### [Exercise]
The line containing "from bokeh.resources import INLINE" marks the end: extract everything from the first line of the data through that line, exactly, with no pictures.

### [Supplied information]
※
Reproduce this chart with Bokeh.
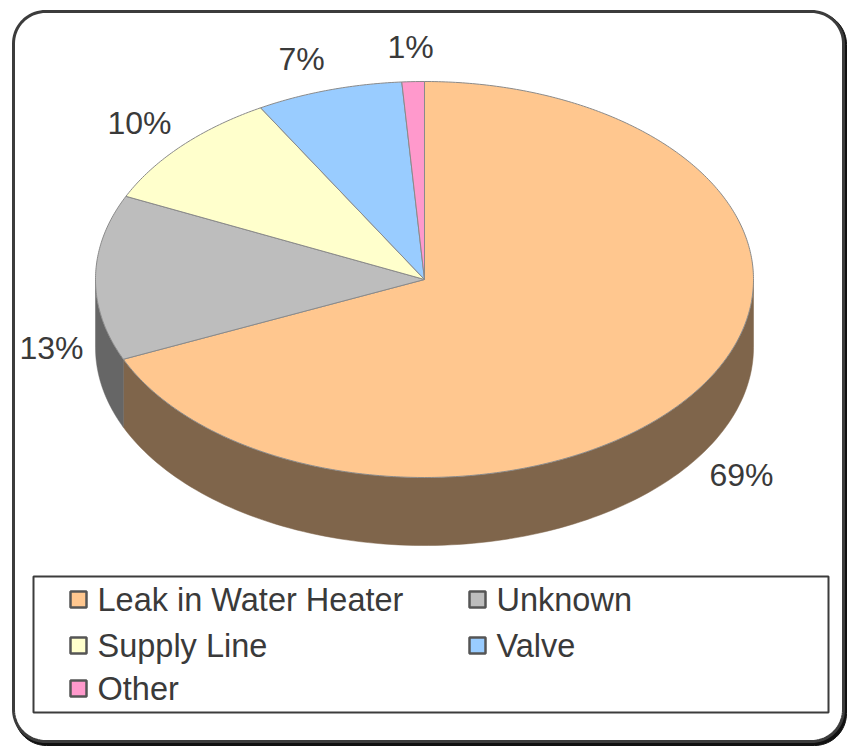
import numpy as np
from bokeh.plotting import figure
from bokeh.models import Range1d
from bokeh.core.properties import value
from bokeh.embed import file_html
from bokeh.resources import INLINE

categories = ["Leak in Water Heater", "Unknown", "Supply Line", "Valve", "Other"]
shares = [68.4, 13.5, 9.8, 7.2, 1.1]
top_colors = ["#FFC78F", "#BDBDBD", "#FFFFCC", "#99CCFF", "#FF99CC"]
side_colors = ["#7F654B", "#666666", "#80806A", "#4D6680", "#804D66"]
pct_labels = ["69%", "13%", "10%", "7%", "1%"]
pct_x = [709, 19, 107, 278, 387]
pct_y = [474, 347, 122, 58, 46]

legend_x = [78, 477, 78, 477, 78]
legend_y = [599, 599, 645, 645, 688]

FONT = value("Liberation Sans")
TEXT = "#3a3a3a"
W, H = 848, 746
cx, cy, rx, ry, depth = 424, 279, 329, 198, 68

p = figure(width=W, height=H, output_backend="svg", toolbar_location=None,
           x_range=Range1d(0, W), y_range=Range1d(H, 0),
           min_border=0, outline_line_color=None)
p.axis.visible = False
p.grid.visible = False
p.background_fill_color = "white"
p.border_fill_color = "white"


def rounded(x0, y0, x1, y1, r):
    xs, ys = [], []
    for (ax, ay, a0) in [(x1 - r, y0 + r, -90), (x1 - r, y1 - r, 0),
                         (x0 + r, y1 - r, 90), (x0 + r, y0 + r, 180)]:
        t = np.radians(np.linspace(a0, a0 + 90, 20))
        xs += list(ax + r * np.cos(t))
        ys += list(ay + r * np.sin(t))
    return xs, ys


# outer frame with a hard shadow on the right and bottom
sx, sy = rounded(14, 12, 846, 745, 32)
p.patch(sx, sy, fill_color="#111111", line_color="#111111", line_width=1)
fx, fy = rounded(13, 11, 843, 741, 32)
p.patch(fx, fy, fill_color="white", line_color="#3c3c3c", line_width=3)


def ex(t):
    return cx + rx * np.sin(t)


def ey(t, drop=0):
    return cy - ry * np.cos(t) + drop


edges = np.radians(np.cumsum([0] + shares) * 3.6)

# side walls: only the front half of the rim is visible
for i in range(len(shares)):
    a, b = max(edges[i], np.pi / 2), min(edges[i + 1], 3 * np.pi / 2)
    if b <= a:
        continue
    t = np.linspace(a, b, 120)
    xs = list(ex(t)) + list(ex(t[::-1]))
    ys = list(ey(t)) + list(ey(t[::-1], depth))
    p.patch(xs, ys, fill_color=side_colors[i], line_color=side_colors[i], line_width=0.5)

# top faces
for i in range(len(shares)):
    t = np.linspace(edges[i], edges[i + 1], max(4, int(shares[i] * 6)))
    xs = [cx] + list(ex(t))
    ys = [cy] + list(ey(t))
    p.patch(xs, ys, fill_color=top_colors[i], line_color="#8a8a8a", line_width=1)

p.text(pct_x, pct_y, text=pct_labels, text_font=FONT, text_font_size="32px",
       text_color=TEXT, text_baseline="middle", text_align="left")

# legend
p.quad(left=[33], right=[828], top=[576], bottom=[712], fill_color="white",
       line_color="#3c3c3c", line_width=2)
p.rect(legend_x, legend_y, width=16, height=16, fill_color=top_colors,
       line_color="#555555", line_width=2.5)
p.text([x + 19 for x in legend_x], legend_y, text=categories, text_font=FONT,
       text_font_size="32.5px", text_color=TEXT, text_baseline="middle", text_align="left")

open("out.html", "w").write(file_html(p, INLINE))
※
### [Answer to this task]
Reproduce this chart with Bokeh.
import numpy as np
from bokeh.plotting import figure
from bokeh.models import Range1d
from bokeh.core.properties import value
from bokeh.embed import file_html
from bokeh.resources import INLINE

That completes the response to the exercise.